Why is the theory contested?

The 2016 multi-lab Registered Replication Report (Hagger, Chatzisarantis et al.) preregistered and ran a standard ego-depletion paradigm at 24 labs. The pooled effect was d = 0.04 — essentially zero. Carter and McCullough's (2014) meta-analysis correcting for publication bias also found a small, possibly null effect. The strong resource model lost most of its empirical support.

What replaced it?

Inzlicht and Schmeichel's (2012) process model proposes that what looks like depletion is actually a shift in motivation and attention — after exerting control, people prioritize wants over shoulds and fatigue signals appear. Kurzban et al.'s (2013) opportunity-cost model frames it as a cost-benefit computation: continued control feels less worthwhile when other rewards beckon. Both fit the data better than literal resource depletion.

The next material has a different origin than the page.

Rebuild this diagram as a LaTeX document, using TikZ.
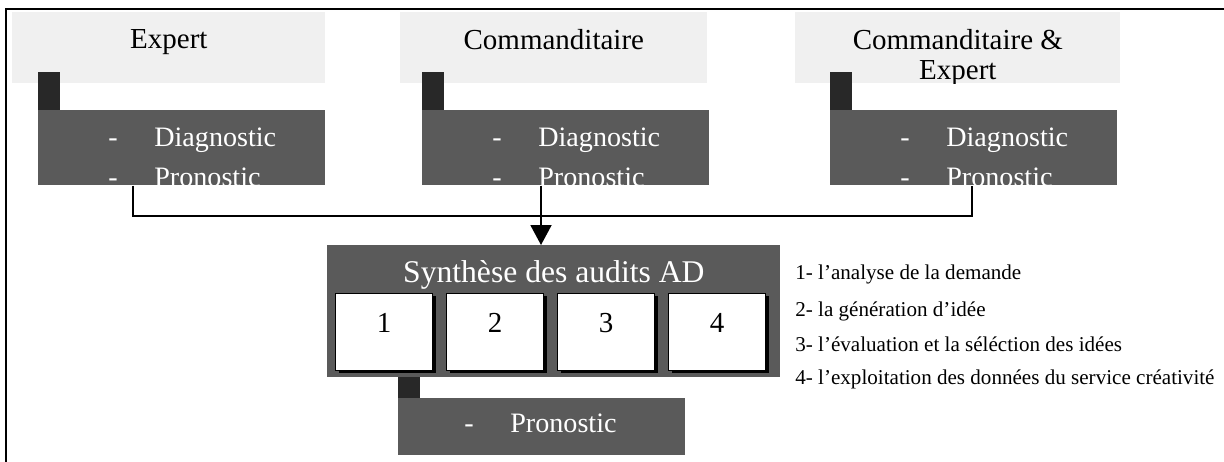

Does any version of the effect survive?

Smaller, conditional effects appear in some paradigms — particularly when initial tasks are highly demanding and second tasks tap closely related processes. Beliefs about willpower also matter: Job, Dweck, and Walton (2010) found participants who believed willpower was unlimited showed no depletion. The cleanest survivor is a motivational, expectancy-driven phenomenon rather than a fixed-resource one.

What lessons did the field draw?

The case became a poster child for the replication crisis. Lessons include the need for preregistration, multi-lab confirmatory tests, attention to publication bias, and skepticism of any single appealing explanation that explains too much. It also illustrates how a successful theory can mask underspecified mechanisms — "self-control" and "depletion" were measured many ways, inflating apparent effects.